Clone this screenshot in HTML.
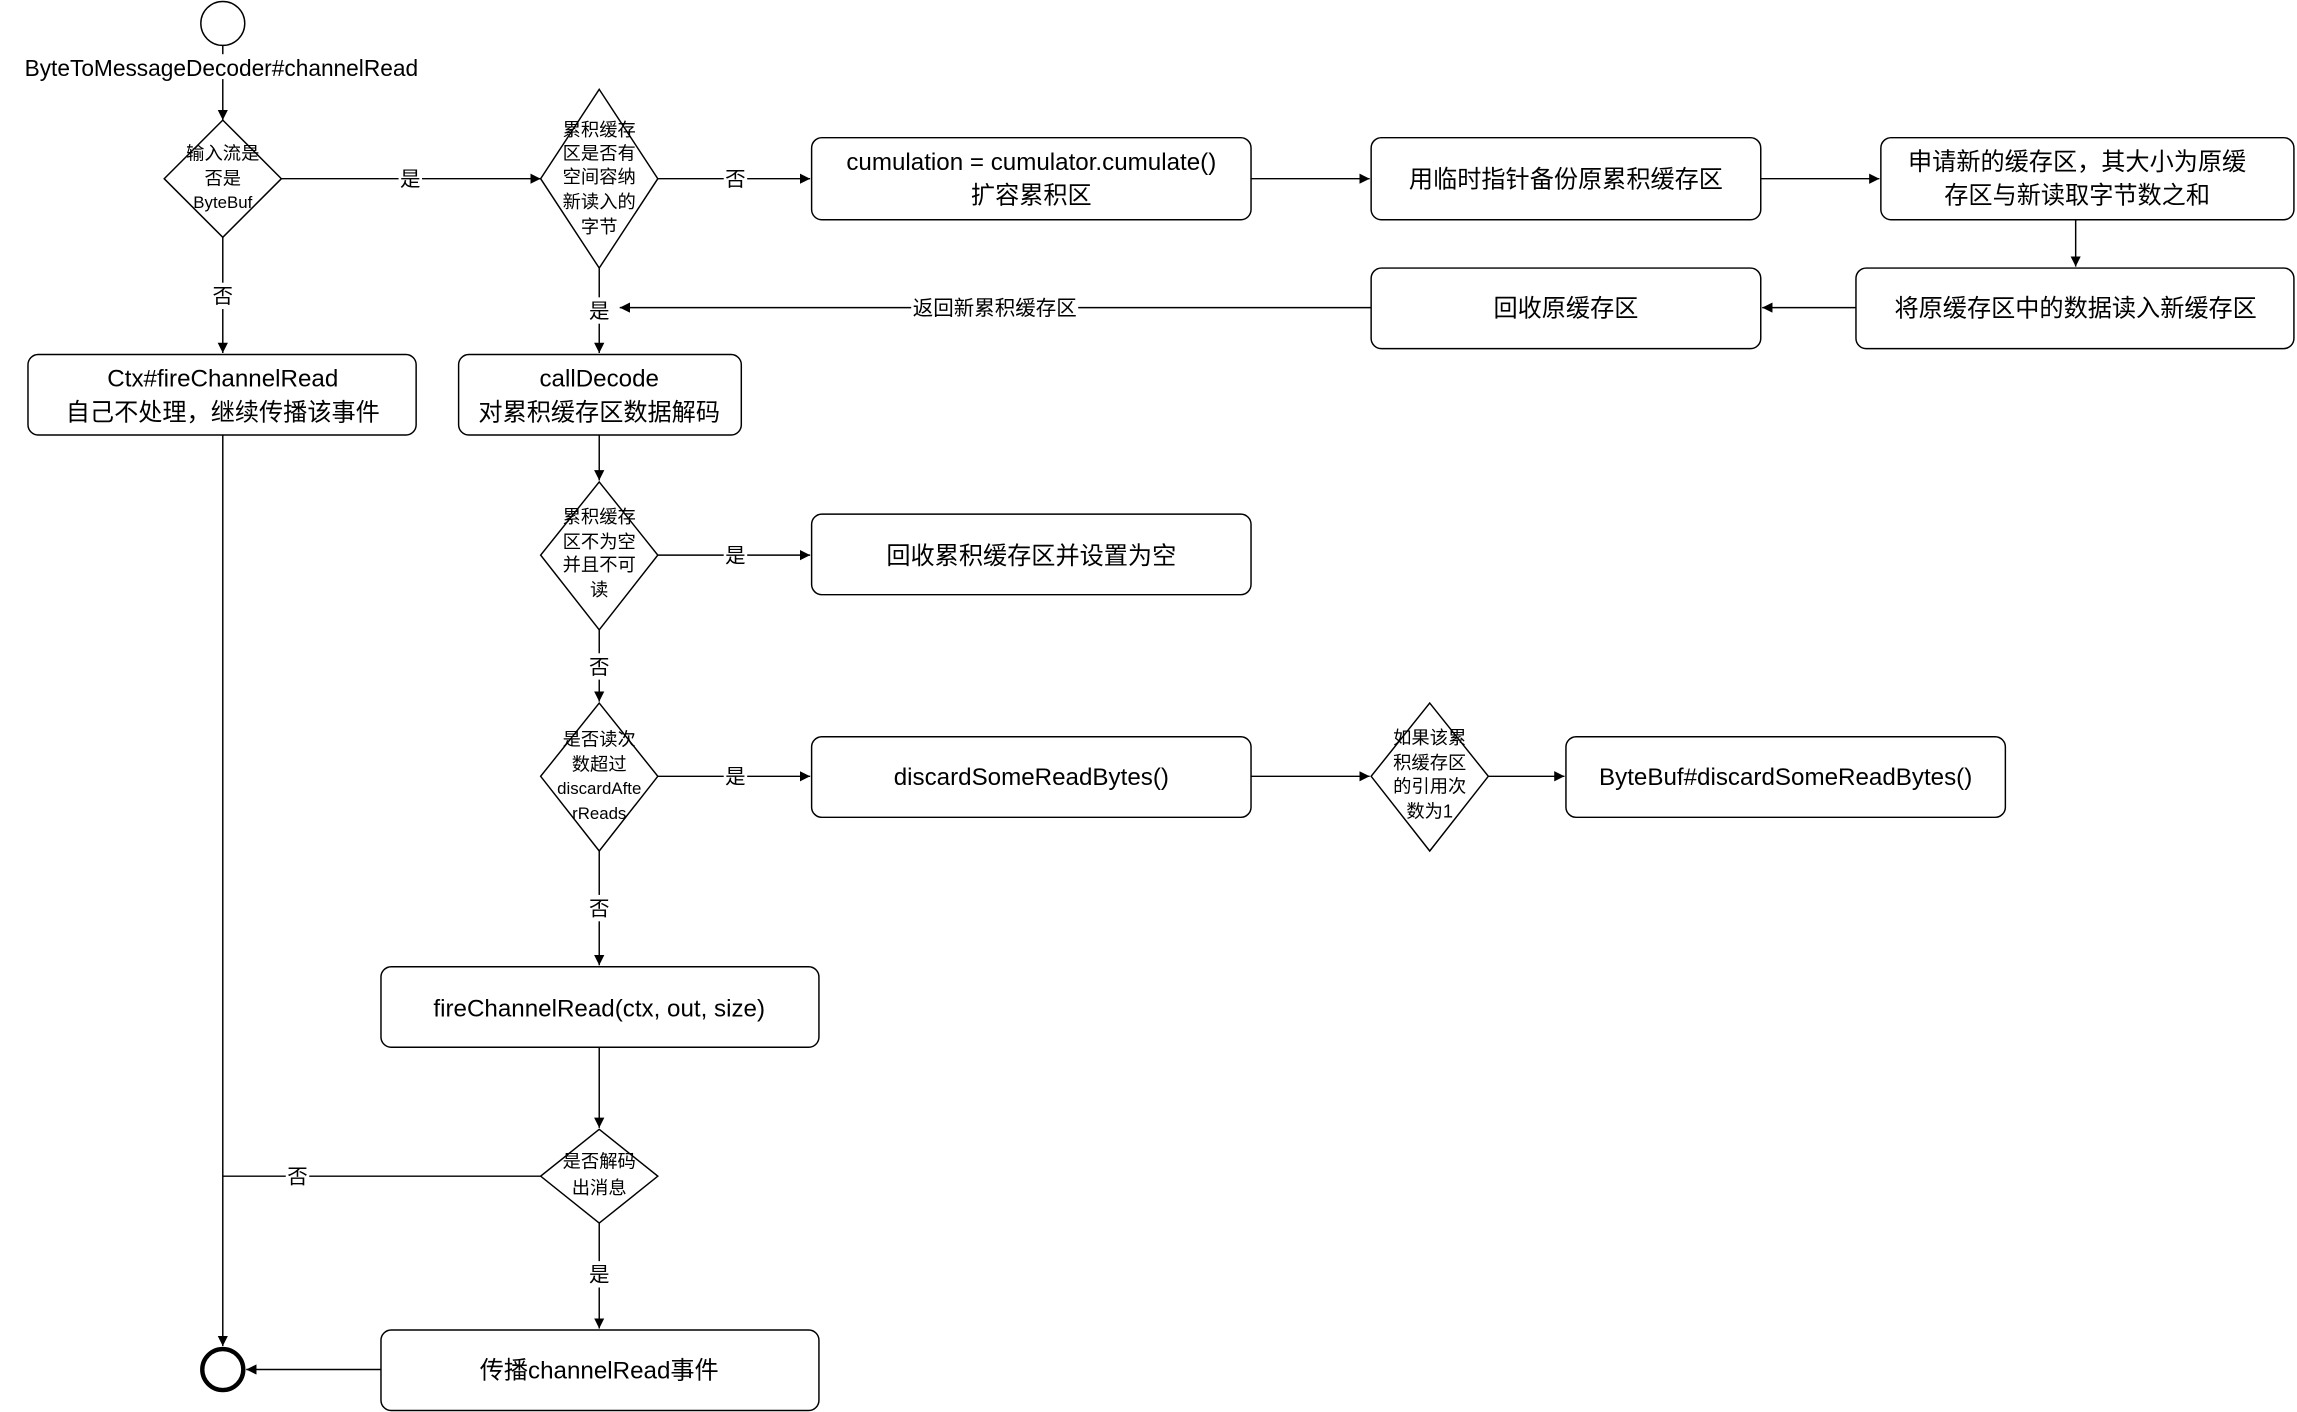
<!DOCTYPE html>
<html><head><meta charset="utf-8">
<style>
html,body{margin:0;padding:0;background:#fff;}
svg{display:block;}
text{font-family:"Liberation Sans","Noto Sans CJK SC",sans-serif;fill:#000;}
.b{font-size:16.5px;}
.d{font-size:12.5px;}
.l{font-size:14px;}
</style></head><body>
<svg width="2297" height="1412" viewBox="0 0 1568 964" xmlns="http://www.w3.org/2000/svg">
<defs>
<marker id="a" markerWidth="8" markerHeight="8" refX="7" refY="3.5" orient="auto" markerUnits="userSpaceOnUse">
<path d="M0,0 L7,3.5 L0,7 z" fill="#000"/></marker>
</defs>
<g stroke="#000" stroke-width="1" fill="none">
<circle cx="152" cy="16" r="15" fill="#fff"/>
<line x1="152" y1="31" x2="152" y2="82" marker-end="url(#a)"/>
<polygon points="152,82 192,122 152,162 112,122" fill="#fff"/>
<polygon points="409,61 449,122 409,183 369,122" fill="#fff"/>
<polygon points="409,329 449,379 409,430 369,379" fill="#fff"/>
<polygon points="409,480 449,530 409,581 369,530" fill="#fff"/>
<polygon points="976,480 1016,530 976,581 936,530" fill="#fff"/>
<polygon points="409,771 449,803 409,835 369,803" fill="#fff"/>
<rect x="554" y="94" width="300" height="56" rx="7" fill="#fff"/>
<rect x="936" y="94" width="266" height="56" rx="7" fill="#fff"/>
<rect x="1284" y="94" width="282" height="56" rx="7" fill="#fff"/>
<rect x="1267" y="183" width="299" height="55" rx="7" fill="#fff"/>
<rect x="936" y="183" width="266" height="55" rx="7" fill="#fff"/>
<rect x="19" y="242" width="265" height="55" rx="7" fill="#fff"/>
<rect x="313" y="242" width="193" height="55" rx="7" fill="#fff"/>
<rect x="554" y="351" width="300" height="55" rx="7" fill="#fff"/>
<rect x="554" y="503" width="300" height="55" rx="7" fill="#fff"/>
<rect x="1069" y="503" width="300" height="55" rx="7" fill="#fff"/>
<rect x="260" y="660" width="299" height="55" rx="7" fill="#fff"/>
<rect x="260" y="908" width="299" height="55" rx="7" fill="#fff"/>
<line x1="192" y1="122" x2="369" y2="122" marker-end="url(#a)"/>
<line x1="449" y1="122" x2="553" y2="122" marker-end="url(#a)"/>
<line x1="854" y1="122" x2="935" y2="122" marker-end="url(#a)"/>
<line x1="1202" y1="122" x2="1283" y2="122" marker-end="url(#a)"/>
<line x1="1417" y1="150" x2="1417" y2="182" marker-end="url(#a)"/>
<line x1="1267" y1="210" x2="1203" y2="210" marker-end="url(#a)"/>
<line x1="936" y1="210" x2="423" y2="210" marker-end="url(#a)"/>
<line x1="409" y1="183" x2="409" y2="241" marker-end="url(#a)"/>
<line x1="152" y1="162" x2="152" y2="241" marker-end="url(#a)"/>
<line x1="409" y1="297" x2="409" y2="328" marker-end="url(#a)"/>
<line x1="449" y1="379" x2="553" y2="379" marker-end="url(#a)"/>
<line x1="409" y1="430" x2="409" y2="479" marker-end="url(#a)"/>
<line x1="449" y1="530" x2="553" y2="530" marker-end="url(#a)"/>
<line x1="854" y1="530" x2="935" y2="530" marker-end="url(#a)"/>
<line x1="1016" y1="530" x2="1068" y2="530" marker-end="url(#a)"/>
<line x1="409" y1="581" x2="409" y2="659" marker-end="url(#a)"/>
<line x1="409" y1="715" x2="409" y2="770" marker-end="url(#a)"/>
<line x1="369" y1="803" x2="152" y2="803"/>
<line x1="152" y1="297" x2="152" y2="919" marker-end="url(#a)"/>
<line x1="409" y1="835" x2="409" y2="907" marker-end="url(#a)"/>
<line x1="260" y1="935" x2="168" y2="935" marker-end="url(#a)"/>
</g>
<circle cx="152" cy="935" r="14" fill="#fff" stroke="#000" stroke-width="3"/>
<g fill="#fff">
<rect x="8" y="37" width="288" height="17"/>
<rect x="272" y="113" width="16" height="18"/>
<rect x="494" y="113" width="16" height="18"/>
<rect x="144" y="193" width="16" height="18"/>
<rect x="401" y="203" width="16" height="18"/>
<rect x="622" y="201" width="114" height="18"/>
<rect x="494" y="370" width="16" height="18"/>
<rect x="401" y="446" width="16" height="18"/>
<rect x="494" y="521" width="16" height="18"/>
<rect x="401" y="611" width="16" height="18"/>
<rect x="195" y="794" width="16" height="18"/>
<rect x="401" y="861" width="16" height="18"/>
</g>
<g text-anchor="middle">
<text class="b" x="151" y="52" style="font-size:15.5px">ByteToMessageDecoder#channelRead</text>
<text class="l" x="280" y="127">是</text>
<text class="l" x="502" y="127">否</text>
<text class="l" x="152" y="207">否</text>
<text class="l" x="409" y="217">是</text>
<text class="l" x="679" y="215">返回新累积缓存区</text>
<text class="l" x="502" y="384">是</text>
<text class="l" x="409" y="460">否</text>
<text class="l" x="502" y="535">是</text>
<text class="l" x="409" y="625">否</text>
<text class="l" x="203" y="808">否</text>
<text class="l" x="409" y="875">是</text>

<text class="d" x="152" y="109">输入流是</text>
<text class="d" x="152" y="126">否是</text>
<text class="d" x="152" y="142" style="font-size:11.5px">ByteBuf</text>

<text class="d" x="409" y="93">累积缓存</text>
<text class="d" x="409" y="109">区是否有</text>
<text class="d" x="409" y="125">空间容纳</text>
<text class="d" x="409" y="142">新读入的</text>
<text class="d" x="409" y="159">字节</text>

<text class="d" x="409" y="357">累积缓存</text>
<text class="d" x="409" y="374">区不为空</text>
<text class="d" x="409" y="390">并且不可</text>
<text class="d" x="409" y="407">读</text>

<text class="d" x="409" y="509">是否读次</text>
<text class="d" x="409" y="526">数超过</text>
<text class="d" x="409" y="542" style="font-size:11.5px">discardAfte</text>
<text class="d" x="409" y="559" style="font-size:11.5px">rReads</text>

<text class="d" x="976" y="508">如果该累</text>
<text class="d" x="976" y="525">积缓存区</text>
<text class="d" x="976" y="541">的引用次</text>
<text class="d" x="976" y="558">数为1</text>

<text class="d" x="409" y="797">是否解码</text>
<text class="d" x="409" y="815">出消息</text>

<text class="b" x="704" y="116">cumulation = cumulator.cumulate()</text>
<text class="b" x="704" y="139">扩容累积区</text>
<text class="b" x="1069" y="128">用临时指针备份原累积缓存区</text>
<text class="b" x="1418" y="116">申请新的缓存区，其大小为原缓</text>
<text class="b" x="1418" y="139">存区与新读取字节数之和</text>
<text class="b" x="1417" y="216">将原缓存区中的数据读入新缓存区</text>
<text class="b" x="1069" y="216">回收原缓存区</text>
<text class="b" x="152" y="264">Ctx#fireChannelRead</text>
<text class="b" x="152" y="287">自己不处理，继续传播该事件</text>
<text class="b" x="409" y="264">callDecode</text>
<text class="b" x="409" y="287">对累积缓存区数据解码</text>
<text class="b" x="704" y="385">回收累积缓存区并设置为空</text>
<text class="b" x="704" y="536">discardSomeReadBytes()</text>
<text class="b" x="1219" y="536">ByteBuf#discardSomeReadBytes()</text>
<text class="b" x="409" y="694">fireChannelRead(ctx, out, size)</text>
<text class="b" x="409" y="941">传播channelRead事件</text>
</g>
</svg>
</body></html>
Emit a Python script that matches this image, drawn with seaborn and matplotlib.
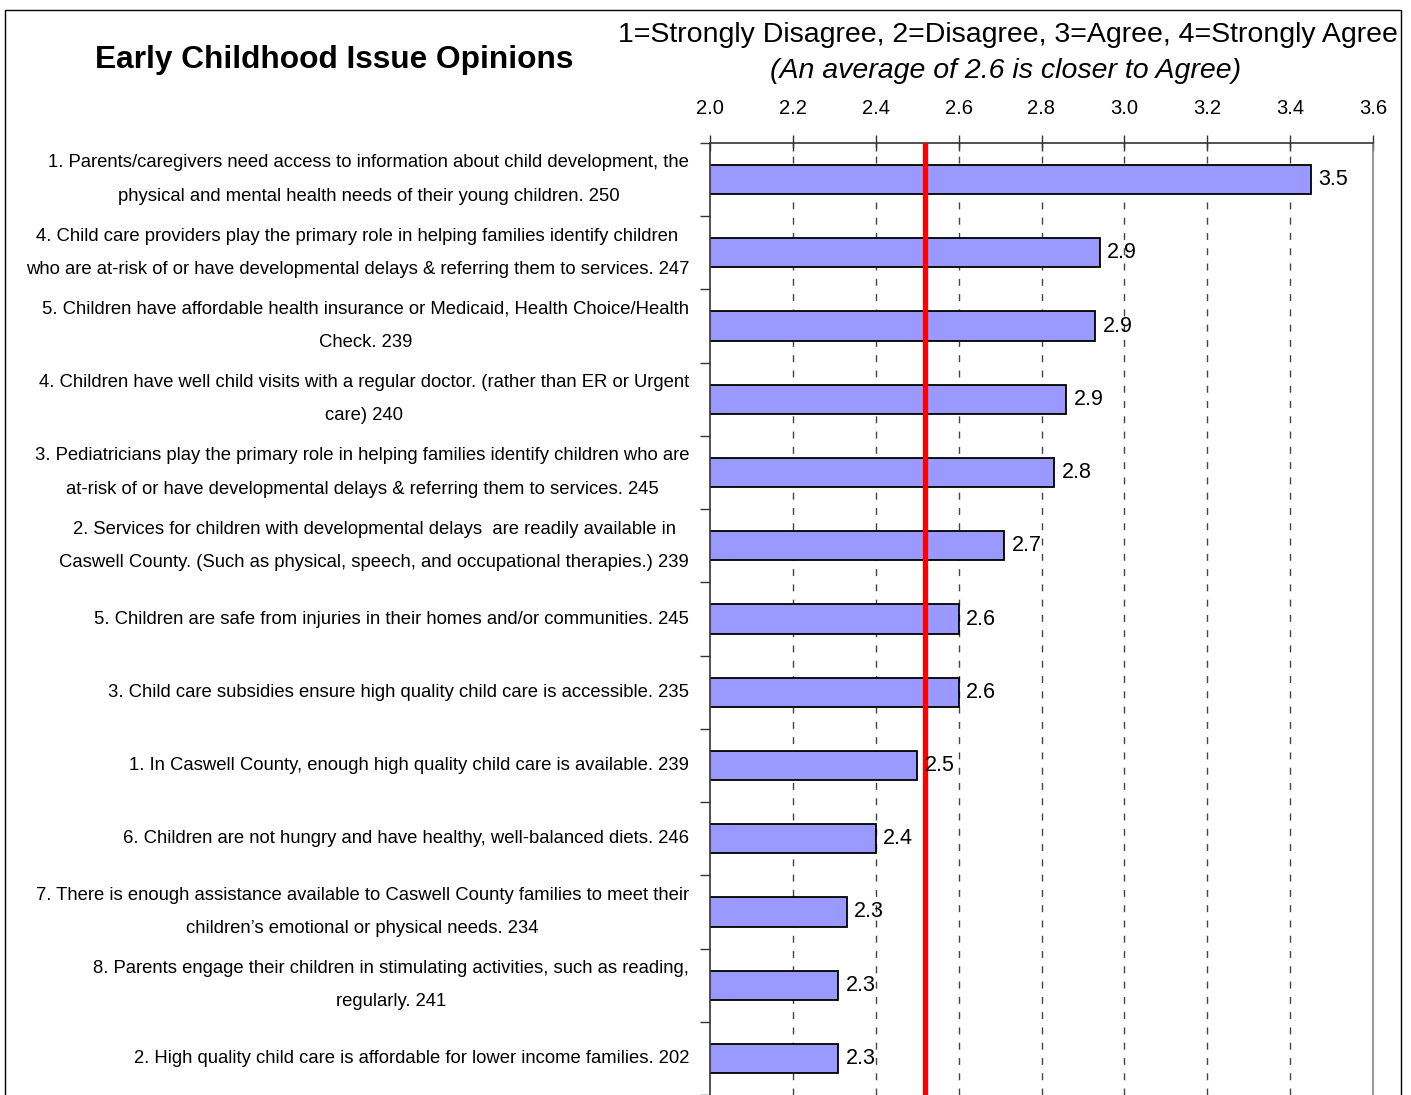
_ _ _
§ Problem to work on
Omit the pictures and give the material again, exactly and in full.

§ Solution to this problem
Clone this screenshot in HTML.
<!DOCTYPE html>
<html><head><meta charset="utf-8">
<style>
html,body{margin:0;padding:0;background:#fff;}
svg{display:block;}
text{font-family:"Liberation Sans","Noto Sans CJK SC",sans-serif;fill:#000;}
.b{font-size:16.5px;}
.d{font-size:12.5px;}
.l{font-size:14px;}
</style></head><body>
<svg width="2297" height="1412" viewBox="0 0 1568 964" xmlns="http://www.w3.org/2000/svg">
<defs>
<marker id="a" markerWidth="8" markerHeight="8" refX="7" refY="3.5" orient="auto" markerUnits="userSpaceOnUse">
<path d="M0,0 L7,3.5 L0,7 z" fill="#000"/></marker>
</defs>
<g stroke="#000" stroke-width="1" fill="none">
<circle cx="152" cy="16" r="15" fill="#fff"/>
<line x1="152" y1="31" x2="152" y2="82" marker-end="url(#a)"/>
<polygon points="152,82 192,122 152,162 112,122" fill="#fff"/>
<polygon points="409,61 449,122 409,183 369,122" fill="#fff"/>
<polygon points="409,329 449,379 409,430 369,379" fill="#fff"/>
<polygon points="409,480 449,530 409,581 369,530" fill="#fff"/>
<polygon points="976,480 1016,530 976,581 936,530" fill="#fff"/>
<polygon points="409,771 449,803 409,835 369,803" fill="#fff"/>
<rect x="554" y="94" width="300" height="56" rx="7" fill="#fff"/>
<rect x="936" y="94" width="266" height="56" rx="7" fill="#fff"/>
<rect x="1284" y="94" width="282" height="56" rx="7" fill="#fff"/>
<rect x="1267" y="183" width="299" height="55" rx="7" fill="#fff"/>
<rect x="936" y="183" width="266" height="55" rx="7" fill="#fff"/>
<rect x="19" y="242" width="265" height="55" rx="7" fill="#fff"/>
<rect x="313" y="242" width="193" height="55" rx="7" fill="#fff"/>
<rect x="554" y="351" width="300" height="55" rx="7" fill="#fff"/>
<rect x="554" y="503" width="300" height="55" rx="7" fill="#fff"/>
<rect x="1069" y="503" width="300" height="55" rx="7" fill="#fff"/>
<rect x="260" y="660" width="299" height="55" rx="7" fill="#fff"/>
<rect x="260" y="908" width="299" height="55" rx="7" fill="#fff"/>
<line x1="192" y1="122" x2="369" y2="122" marker-end="url(#a)"/>
<line x1="449" y1="122" x2="553" y2="122" marker-end="url(#a)"/>
<line x1="854" y1="122" x2="935" y2="122" marker-end="url(#a)"/>
<line x1="1202" y1="122" x2="1283" y2="122" marker-end="url(#a)"/>
<line x1="1417" y1="150" x2="1417" y2="182" marker-end="url(#a)"/>
<line x1="1267" y1="210" x2="1203" y2="210" marker-end="url(#a)"/>
<line x1="936" y1="210" x2="423" y2="210" marker-end="url(#a)"/>
<line x1="409" y1="183" x2="409" y2="241" marker-end="url(#a)"/>
<line x1="152" y1="162" x2="152" y2="241" marker-end="url(#a)"/>
<line x1="409" y1="297" x2="409" y2="328" marker-end="url(#a)"/>
<line x1="449" y1="379" x2="553" y2="379" marker-end="url(#a)"/>
<line x1="409" y1="430" x2="409" y2="479" marker-end="url(#a)"/>
<line x1="449" y1="530" x2="553" y2="530" marker-end="url(#a)"/>
<line x1="854" y1="530" x2="935" y2="530" marker-end="url(#a)"/>
<line x1="1016" y1="530" x2="1068" y2="530" marker-end="url(#a)"/>
<line x1="409" y1="581" x2="409" y2="659" marker-end="url(#a)"/>
<line x1="409" y1="715" x2="409" y2="770" marker-end="url(#a)"/>
<line x1="369" y1="803" x2="152" y2="803"/>
<line x1="152" y1="297" x2="152" y2="919" marker-end="url(#a)"/>
<line x1="409" y1="835" x2="409" y2="907" marker-end="url(#a)"/>
<line x1="260" y1="935" x2="168" y2="935" marker-end="url(#a)"/>
</g>
<circle cx="152" cy="935" r="14" fill="#fff" stroke="#000" stroke-width="3"/>
<g fill="#fff">
<rect x="8" y="37" width="288" height="17"/>
<rect x="272" y="113" width="16" height="18"/>
<rect x="494" y="113" width="16" height="18"/>
<rect x="144" y="193" width="16" height="18"/>
<rect x="401" y="203" width="16" height="18"/>
<rect x="622" y="201" width="114" height="18"/>
<rect x="494" y="370" width="16" height="18"/>
<rect x="401" y="446" width="16" height="18"/>
<rect x="494" y="521" width="16" height="18"/>
<rect x="401" y="611" width="16" height="18"/>
<rect x="195" y="794" width="16" height="18"/>
<rect x="401" y="861" width="16" height="18"/>
</g>
<g text-anchor="middle">
<text class="b" x="151" y="52" style="font-size:15.5px">ByteToMessageDecoder#channelRead</text>
<text class="l" x="280" y="127">是</text>
<text class="l" x="502" y="127">否</text>
<text class="l" x="152" y="207">否</text>
<text class="l" x="409" y="217">是</text>
<text class="l" x="679" y="215">返回新累积缓存区</text>
<text class="l" x="502" y="384">是</text>
<text class="l" x="409" y="460">否</text>
<text class="l" x="502" y="535">是</text>
<text class="l" x="409" y="625">否</text>
<text class="l" x="203" y="808">否</text>
<text class="l" x="409" y="875">是</text>

<text class="d" x="152" y="109">输入流是</text>
<text class="d" x="152" y="126">否是</text>
<text class="d" x="152" y="142" style="font-size:11.5px">ByteBuf</text>

<text class="d" x="409" y="93">累积缓存</text>
<text class="d" x="409" y="109">区是否有</text>
<text class="d" x="409" y="125">空间容纳</text>
<text class="d" x="409" y="142">新读入的</text>
<text class="d" x="409" y="159">字节</text>

<text class="d" x="409" y="357">累积缓存</text>
<text class="d" x="409" y="374">区不为空</text>
<text class="d" x="409" y="390">并且不可</text>
<text class="d" x="409" y="407">读</text>

<text class="d" x="409" y="509">是否读次</text>
<text class="d" x="409" y="526">数超过</text>
<text class="d" x="409" y="542" style="font-size:11.5px">discardAfte</text>
<text class="d" x="409" y="559" style="font-size:11.5px">rReads</text>

<text class="d" x="976" y="508">如果该累</text>
<text class="d" x="976" y="525">积缓存区</text>
<text class="d" x="976" y="541">的引用次</text>
<text class="d" x="976" y="558">数为1</text>

<text class="d" x="409" y="797">是否解码</text>
<text class="d" x="409" y="815">出消息</text>

<text class="b" x="704" y="116">cumulation = cumulator.cumulate()</text>
<text class="b" x="704" y="139">扩容累积区</text>
<text class="b" x="1069" y="128">用临时指针备份原累积缓存区</text>
<text class="b" x="1418" y="116">申请新的缓存区，其大小为原缓</text>
<text class="b" x="1418" y="139">存区与新读取字节数之和</text>
<text class="b" x="1417" y="216">将原缓存区中的数据读入新缓存区</text>
<text class="b" x="1069" y="216">回收原缓存区</text>
<text class="b" x="152" y="264">Ctx#fireChannelRead</text>
<text class="b" x="152" y="287">自己不处理，继续传播该事件</text>
<text class="b" x="409" y="264">callDecode</text>
<text class="b" x="409" y="287">对累积缓存区数据解码</text>
<text class="b" x="704" y="385">回收累积缓存区并设置为空</text>
<text class="b" x="704" y="536">discardSomeReadBytes()</text>
<text class="b" x="1219" y="536">ByteBuf#discardSomeReadBytes()</text>
<text class="b" x="409" y="694">fireChannelRead(ctx, out, size)</text>
<text class="b" x="409" y="941">传播channelRead事件</text>
</g>
</svg>
</body></html>
Emit a Python script that matches this image, drawn with seaborn and matplotlib.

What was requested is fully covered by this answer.